Amnesty International is urging Iran to stop the execution planned for later this week of a man arrested at aged 17 and sentenced to death following a “grossly unfair” trial.
Arman Abdolali had been moved to solitary confinement in a prison in Karaj, west of Tehran, in preparation for his execution on October 13, the London-based human rights group said in a statement on October 11.
Diana Eltahawy, Amnesty’s deputy director for the Middle East and North Africa, called on the authorities to “immediately halt all plans” to execute Abdolali, saying the use of the death penalty against people who were under 18 at the time the crime was committed is prohibited under international law and constitutes an “abhorrent assault on child rights.”
Abdolali was sentenced to death for murdering his girlfriend in January 2020 and in July 2021, but his execution was stopped both times after an international outcry, according to Amnesty International.
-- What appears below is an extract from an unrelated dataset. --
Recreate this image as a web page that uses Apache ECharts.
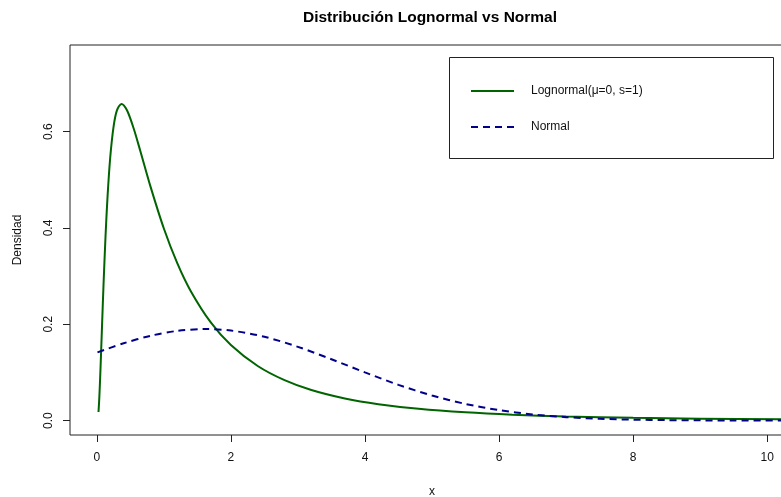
<!DOCTYPE html>
<html>
<head>
<meta charset="utf-8">
<script src="https://cdn.jsdelivr.net/npm/echarts@6/dist/echarts.min.js"></script>
<style>html,body{margin:0;padding:0;background:#fff;}#c{width:781px;height:497px;}</style>
</head>
<body>
<div id="c"></div>
<script>
// Values
const lognormX = [0.025,0.035,0.04,0.05,0.06,0.08,0.1,0.13,0.16,0.2,0.25,0.3,0.368,0.45,0.55,0.65,0.8,1.0,1.2,1.4,1.7,2.0,2.4,2.8,3.2,3.7,4.2,4.8,5.5,6.2,7.0,8.0,9.0,10.3];
const lognormY = [0.0177,0.0413,0.0561,0.0898,0.1270,0.2054,0.2816,0.3829,0.4651,0.5463,0.6105,0.6442,0.6577,0.6445,0.6066,0.5594,0.4864,0.3989,0.3270,0.2693,0.2039,0.1569,0.1133,0.0839,0.0634,0.0458,0.0339,0.0243,0.0170,0.0122,0.0086,0.0057,0.0040,0.0026];
const normalX = [0.01,0.4,0.8,1.2,1.62,2.0,2.5,3.0,3.5,4.0,4.5,5.0,5.5,6.0,6.5,7.0,7.5,8.0,8.5,9.0,9.5,10.3];
const normalY = [0.1416,0.1605,0.1760,0.1862,0.1900,0.1869,0.1740,0.1531,0.1273,0.1000,0.0742,0.0520,0.0345,0.0216,0.0128,0.0071,0.0038,0.0019,0.0009,0.0004,0.0002,0.0000];
const xTicks = [0,2,4,6,8,10];
const yTicks = [0,0.2,0.4,0.6];
const seriesNames = ['Lognormal(μ=0, s=1)','Normal'];

const font = 'Liberation Sans, Arial, Helvetica, sans-serif';
const chart = echarts.init(document.getElementById('c'), null, {renderer:'canvas'});
chart.setOption({
  animation:false,
  backgroundColor:'#fff',
  title:{
    text:'Distribución Lognormal vs Normal',
    left:425, top:5, textAlign:'center',
    textStyle:{fontFamily:font,fontSize:15.5,fontWeight:'bold',color:'#000'}
  },
  grid:{left:70, top:45, right:-13, bottom:62, outerBoundsMode:'none', containLabel:false,
        show:true, borderColor:'#222', borderWidth:1, backgroundColor:'transparent'},
  xAxis:{
    type:'value', min:-0.4, max:10.4,
    name:'x', nameLocation:'middle', nameGap:51,
    nameTextStyle:{fontFamily:font,fontSize:12,color:'#111'},
    axisLine:{show:false, onZero:false},
    splitLine:{show:false},
    axisTick:{show:true, length:7, lineStyle:{color:'#222'}, customValues:xTicks},
    axisLabel:{fontFamily:font,fontSize:12,color:'#111',margin:17, customValues:xTicks, formatter:v=>String(v)}
  },
  yAxis:{
    type:'value', min:-0.03, max:0.78,
    name:'Densidad', nameLocation:'middle', nameGap:46, nameRotate:90,
    nameTextStyle:{fontFamily:font,fontSize:12,color:'#111'},
    axisLine:{show:false, onZero:false},
    splitLine:{show:false},
    axisTick:{show:true, length:7, lineStyle:{color:'#222'}, customValues:yTicks},
    axisLabel:{fontFamily:font,fontSize:12,color:'#111',margin:15,rotate:90, customValues:yTicks, formatter:v=>v.toFixed(1)}
  },
  legend:{
    orient:'vertical', left:470, top:85, padding:0, itemWidth:43, itemHeight:14, itemGap:24,
    itemStyle:{opacity:0},
    textStyle:{fontFamily:font,fontSize:12,color:'#111',padding:[0,0,0,12]},
    data:seriesNames
  },
  graphic:[{type:'rect', shape:{x:449.5,y:57.5,width:324,height:101}, style:{fill:'none',stroke:'#222',lineWidth:1}, silent:true}],
  series:[
    {name:seriesNames[0], type:'line', showSymbol:false, symbol:'none', smooth:0.3,
     data:lognormX.map((x,i)=>[x,lognormY[i]]),
     lineStyle:{color:'#006400',width:2}, itemStyle:{color:'#006400'}},
    {name:seriesNames[1], type:'line', showSymbol:false, symbol:'none', smooth:0.3,
     data:normalX.map((x,i)=>[x,normalY[i]]),
     lineStyle:{color:'#00008B',width:2,type:[7,5]}, itemStyle:{color:'#00008B'}}
  ]
});
</script>
</body>
</html>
“Global action helped to stop Arman Abdolali’s previously scheduled executions. We now urge the international community, including the UN and EU, to urgently intervene to save his life,” Eltahawy said.
Abdolali’s girlfriend disappeared in 2014, and her body has never been found.
He was first sentenced to death in December 2015 after being convicted of murder in “a grossly unfair trial” by a court that “relied on torture-tainted ‘confessions,'” Amnesty International said.
The Supreme Court granted him a retrial in a case that largely focused on whether there were doubts about his “maturity” at the time of the crime.
At the retrial, the court ruled that his criminal responsibility stood in the absence of any evidence to determine his maturity so many years after the crime.
“Given these deeply flawed proceedings, Amnesty International is also calling on the Iranian authorities to quash Arman Abdolali’s conviction and grant him a retrial in line with fair trial standards generally and those pertaining to children in particular,” the group said.